Originally posted by PhysicsAdept
reply to post by OutKast Searcher
Ah yes, we may have erred there. I can agree with you there. Hexadecimal itself goes from 9 to A, then B, all the way up G right?
Weeeeell, no I don't think that is quite right.the limit does not approach zero. By definition, the limit is zero. the graph of y=1/x is the one that approaches zero, but as x approaches infinity, the limit approaches zero which is where I think you may be confused. IF (if) x was to equal zero, then the limit would equal zero... well at least how I see it. But because of the limit itself, it doesn't approach zero. Approaching is already in the definition of a limit, so the limit itself does equal zero. I am sure you agree with this. I understand what you are saying, really I do.
What is 1/100? .01. What is 1/1000000? .000001. What about 1/1E25? 1E-24. You can keep doing this until you reach the biggest number. The biggest number, we will regard as being not infinity but some very large number. [Don't stop reading here, this is speculation just as much of what else has been said against what I am saying ] So you have the largest number, which is smaller than infinity.

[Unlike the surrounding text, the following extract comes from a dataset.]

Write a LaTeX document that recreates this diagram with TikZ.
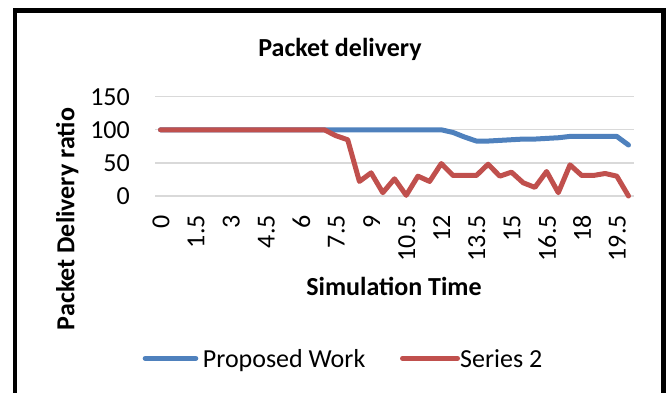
\documentclass[tikz,border=0pt]{standalone}
\usepackage{fontspec}
\setmainfont{Carlito}
\usepackage{xcolor}
\definecolor{seriesblue}{RGB}{79,129,189}
\definecolor{seriesred}{RGB}{192,80,77}
\definecolor{gridgray}{RGB}{217,217,217}

\begin{document}
\begin{tikzpicture}[x=1pt, y=-1pt,
    every node/.style={inner sep=0pt, font=\fontsize{26}{30}\selectfont},
    gridline/.style={draw=gridgray, line width=1.4pt},
    seriesline/.style={line width=5pt, line cap=round, line join=round},
    xtick/.style={rotate=90, anchor=east},
    ytick/.style={anchor=east},
    axistitle/.style={font=\fontsize{26}{30}\selectfont\bfseries}]
        \useasboundingbox (0,0) rectangle (669,393);
        \draw[line width=4.3pt] (14.7,393) -- (14.7,10.6) -- (663.5,10.6) -- (663.5,393);

        \node[axistitle, anchor=base] (title) at (340,56.7) {Packet delivery};

        \foreach \v in {0,50,100,150} {
            \draw[gridline] (155,{196-0.662*\v}) -- (634,{196-0.662*\v});
            \node[ytick] (ytick\v) at (130,{196-0.662*\v}) {\v};
        }
        \foreach \lab [count=\k from 0] in {0,1.5,3,4.5,6,7.5,9,10.5,12,13.5,15,16.5,18,19.5}
            \node[xtick] (xtick\k) at ({161+35.1*\k},215) {\lab};

        \node[axistitle, anchor=base] (xtitle) at (394,295) {Simulation Time};
        \node[axistitle, rotate=90, anchor=base] (ytitle) at (74.3,219) {Packet Delivery ratio};

        \draw[seriesline, seriesblue] (160.5,{196-0.662*100})
            \foreach \v [count=\i from 1] in {100,100,100,100,100,100,100,100,100,100,100,100,100,100,100,100,100,100,100,100,100,100,100,100,96,89,83,83,84,85,86,86,87,88,90,90,90,90,90,77}
            { -- ({160.5+11.7*\i},{196-0.662*\v}) };
        \draw[seriesline, seriesred] (160.5,{196-0.662*100})
            \foreach \v [count=\i from 1] in {100,100,100,100,100,100,100,100,100,100,100,100,100,100,91,85,22,35,5,26,1,30,22,49,31,31,31,48,30,36,20,13,37,5,47,31,31,34,30,0}
            { -- ({160.5+11.7*\i},{196-0.662*\v}) };

        \coordinate (blueA) at (145.2,358.3);
        \coordinate (blueB) at (195.8,358.3);
        \coordinate (redA) at (402.5,358.3);
        \coordinate (redB) at (457.5,358.3);
        \draw[seriesline, seriesblue] (blueA) -- (blueB);
        \draw[seriesline, seriesred] (redA) -- (redB);
        \node[anchor=base west] (legblue) at (202.7,367.3) {Proposed Work};
        \node[anchor=base west] (legred) at (460,367.3) {Series 2};
    \end{tikzpicture}
\end{document}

You keep dividing one by that number until you get the smallest number... the point where that number cannot actually get any smaller. This is where if you were to zoom in so far that actually zooming farther would not be possible. You divide one by just one more than the largest number... perhaps zero would pop out?
But, as someone else in this thread stated previously, there is a proof to show that .9r=1.
At the very least, tell me you disagree--but admit that what I just said makes sense.
Infinity works just fine as a number, like 0 does. If 0 is considered "a number" then so should infinity. You can call it a limit if you really want to, but IMO that's semantics.